We also have lockd checking that statd is running via an SM_MON upcall
before sending the first NLM request on this mount point (yes, and
that check is actually working in 2.6.29! it now refuses to allow a
lock operation if it can't contact statd). Do we need both?
rpc.nfsd can complain if statd is not already running, or maybe
even just start it.
That, I think, should enforce some of the ordering, and complain
if other ordering requirements aren't met.
And just for the record: my strongest argument for keeping them
separate is that statd (being network service) should only be started
if and when it is actually needed, while sm-notify should always be
run at boot in case it has some cleaning up to do.
OK, noted.

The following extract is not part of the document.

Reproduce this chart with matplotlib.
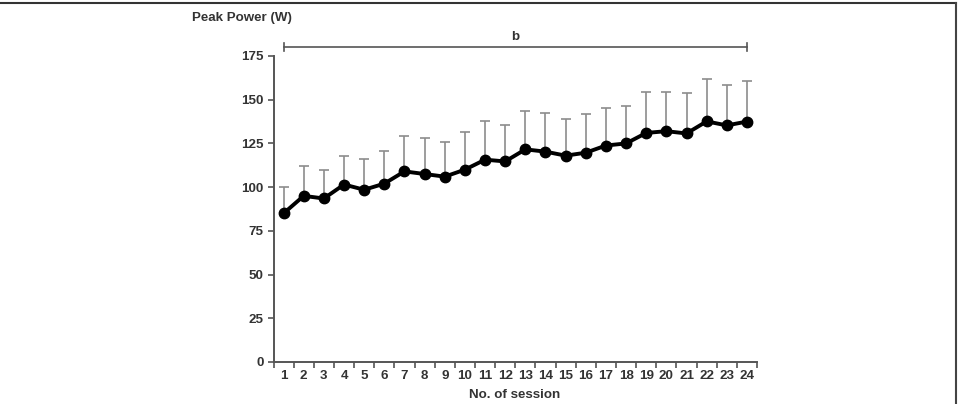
import numpy as np
import matplotlib.pyplot as plt
from matplotlib.lines import Line2D

plt.rcParams['font.family'] = ['Liberation Sans', 'DejaVu Sans']

# data
sessions = list(range(1, 25))
peak_power = [85, 95, 93.5, 101.5, 98.5, 102, 109, 107.5, 106, 110, 115.7, 114.7,
              121.6, 120.3, 118, 119.7, 123.8, 125, 131, 132, 130.7, 137.6, 135.3, 137.5]
sd_top = [100, 112, 110, 118, 116, 120.4, 129.5, 128, 125.8, 131.5, 137.6, 135.5,
          143.7, 142.3, 139, 141.8, 145, 146.4, 154.5, 154.4, 154, 162, 158.6, 160.8]
y_ticks = [0, 25, 50, 75, 100, 125, 150, 175]

sd = np.array(sd_top) - np.array(peak_power)
fs = 9.6

fig = plt.figure(figsize=(9.59, 4.04), dpi=100)
ax = fig.add_axes([0.2852, 0.104, 0.5042, 0.7574])

# error bars (upper only)
ax.errorbar(sessions, peak_power, yerr=[np.zeros(len(sd)), sd], fmt='none',
            ecolor='#8c8c8c', elinewidth=1.2, capsize=3.5, capthick=1.2, zorder=2)
ax.plot(sessions, peak_power, color='black', lw=2.8, marker='o', ms=7.5, zorder=3)

ax.set_xlim(0.5, 24.5)
ax.set_ylim(0, 175)
ax.set_xticks(np.arange(0.5, 25, 1))
ax.set_xticklabels([])
ax.set_xticks(sessions, minor=True)
ax.set_xticklabels([str(s) for s in sessions], minor=True)
ax.tick_params(axis='x', which='minor', length=0, pad=6)
ax.tick_params(axis='x', which='major', length=4, direction='out', color='#555555', width=1.2)
ax.set_yticks(y_ticks)
ax.tick_params(axis='y', length=4, direction='out', color='#555555', width=1.2, pad=3)
for lab in ax.get_xticklabels(minor=True) + ax.get_yticklabels():
    lab.set_fontweight('bold')
    lab.set_fontsize(fs)
    lab.set_color('#333333')

for s in ['top', 'right']:
    ax.spines[s].set_visible(False)
for s in ['left', 'bottom']:
    ax.spines[s].set_color('#555555')
    ax.spines[s].set_linewidth(1.4)

# significance bracket
yb = 180
ax.plot([1, 24], [yb, yb], color='#555555', lw=1.2, clip_on=False)
ax.plot([1, 1], [yb - 2.2, yb + 2.2], color='#555555', lw=1.2, clip_on=False)
ax.plot([24, 24], [yb - 2.2, yb + 2.2], color='#555555', lw=1.2, clip_on=False)
ax.text(12.5, yb + 2.5, 'b', ha='center', va='bottom', fontsize=fs,
        fontweight='bold', color='#333333')

fig.text(192 / 959, 1 - 18 / 404, 'Peak Power (W)', ha='left', va='center',
         fontsize=fs, fontweight='bold', color='#333333')
fig.text(515 / 959, 1 - 395 / 404, 'No. of session', ha='center', va='center',
         fontsize=fs, fontweight='bold', color='#333333')

# outer frame (top and right edges visible)
fig.add_artist(Line2D([0, 0.997], [0.993, 0.993], transform=fig.transFigure,
                      color='#333333', lw=1.5))
fig.add_artist(Line2D([0.997, 0.997], [0, 0.993], transform=fig.transFigure,
                      color='#444444', lw=1.5))

fig.savefig('out.png', dpi=100)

I take it this is more of a security thing -- try to limit
network service exposure when possible.
I know that Linux statd has a checkered security past, but it seems
that we're not terribly consistent on this front with other services.
rpcbind is always running whether we have NFSD and NFS mounts or not.
rpcbind, statd and lockd are running when we have only NFSv4 mounts,
and rpcbind and statd run when we have no mounts at all.
Systems that don't want NFS can simply avoid starting /etc/init.d/
nfslock and /etc/init.d/nfs at boot time. IMO that's enough -- the
added dynamic starting up and shutting down of these services makes
them much more complex and fragile than needed.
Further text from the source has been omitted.